Build a Framework, not a Coffin

A framework is not an attempt to strangle the creativity and agility out of your business with an endless list of processes and micromanagement. In fact, Expert Entrepreneurs were only moderately more likely to have any given best practice in place than First Timers. But they were far more likely to have certain “connector” best practices in place, so that their business fit together into a coherent whole rather than a series of disconnected parts. Expert Entrepreneurs had a clear idea of how they all fit together around 3 key questions:

  1. What is our vision and our regular strategic planning process to adjust our progress?
  2. Who is our most profitable customer needed to move towards that vision?
  3. How will we turn sales and marketing into a single unit that works together to attract that customer?
Together
“The biggest thing I learned is to run my business on a tried
and true framework. I regularly see inexperienced entrepreneurs
getting excited about adding some tool or process to
their business, but they don’t see how it fits into the whole ...
and it often ends up hurting more than helping.” Business Owner, USA, Male, 40

Reinventing the Wheel

So what’s the best way to put a framework in place? It’s simple: find one that someone else has already built. That’s the whole core of the entrepreneur’s challenge: our high self belief leads to us to think that we can do everything better on our own—and that includes building a framework.

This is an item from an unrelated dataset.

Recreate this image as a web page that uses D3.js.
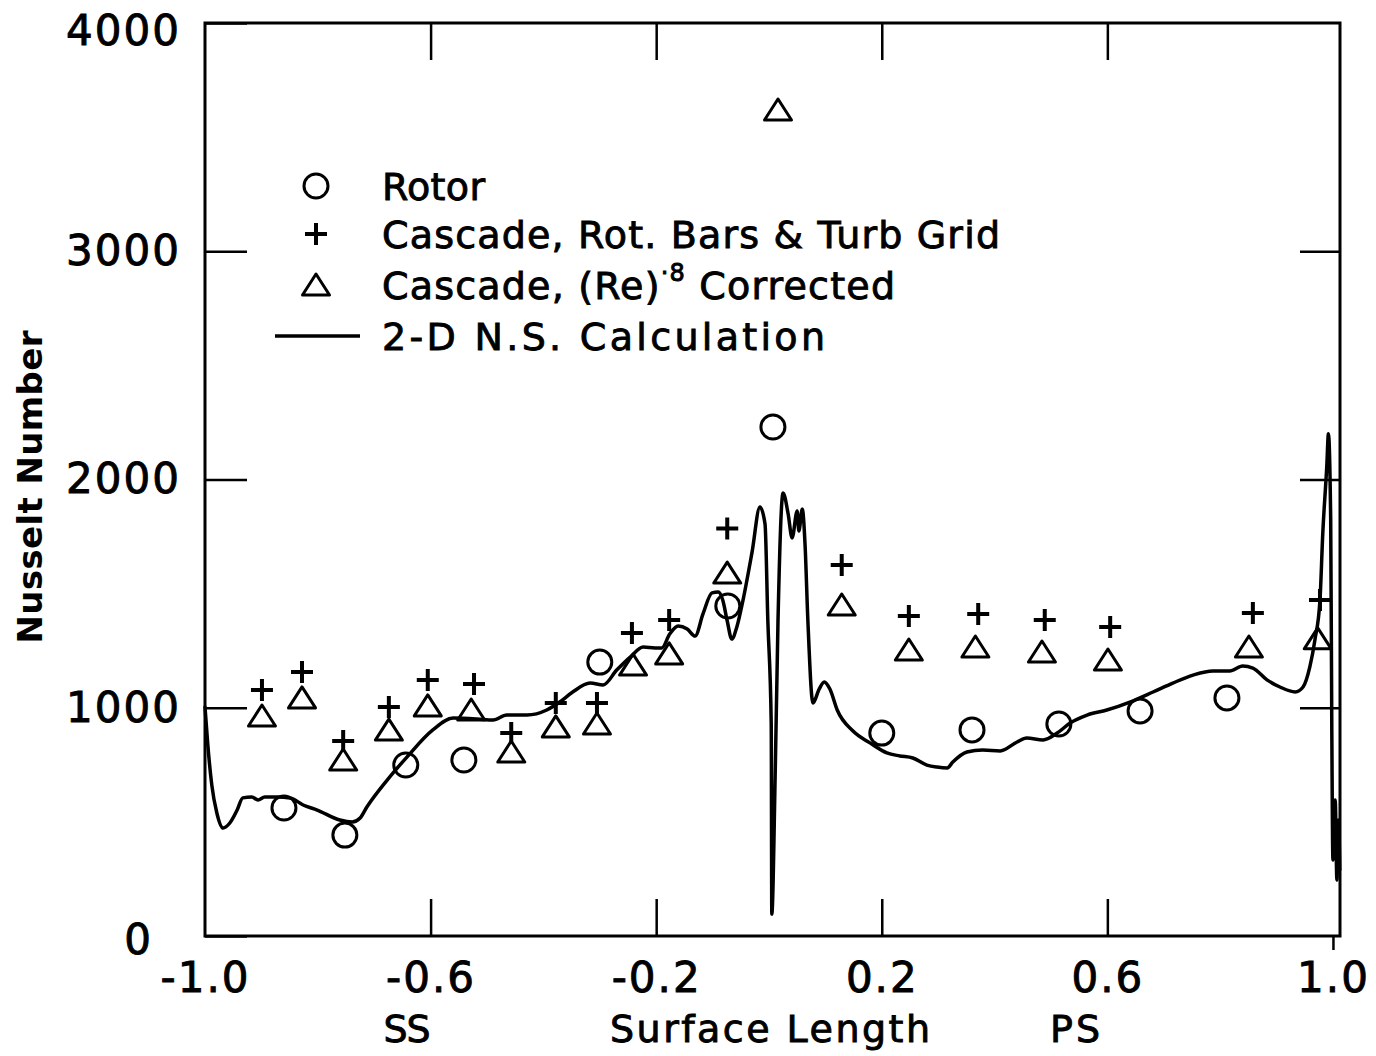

Regardless of the source, you’ll know you have a great framework when you start to see how everything in your business is connected, from Leadership to Marketing, team-building, and everything in between. At EMyth, we think our framework is a great place to start. It's called The Seven Dynamics (shown to the right). But what matters most is that you pick one, and use it to run every aspect of your business. Go all in, test it deeply, and try another if you don't find a fit. If you're interested in learning more about how to apply The Seven Dynamics in your business, schedule a free session with an EMyth Coach.

Key Takeaway #3

Conclusion: The Growth Blueprint

We found that the path to growth mirrors the evolution that an owner should follow in his or her career: creating the right behaviors in yourself, creating the right behaviors in your team, and creating the right framework to scale. The Growth Blueprint is as simple as that.

But don’t think that these are isolated, individual components. They are heavily intertwined behaviors that reinforce each other.

Following the Growth Blueprint may not always be easy either. As Thomas Edison said, “Opportunity is missed by most people because it is dressed in overalls and looks like work.” Hopefully we’ve reminded you of the path. Now let’s go put on some overalls!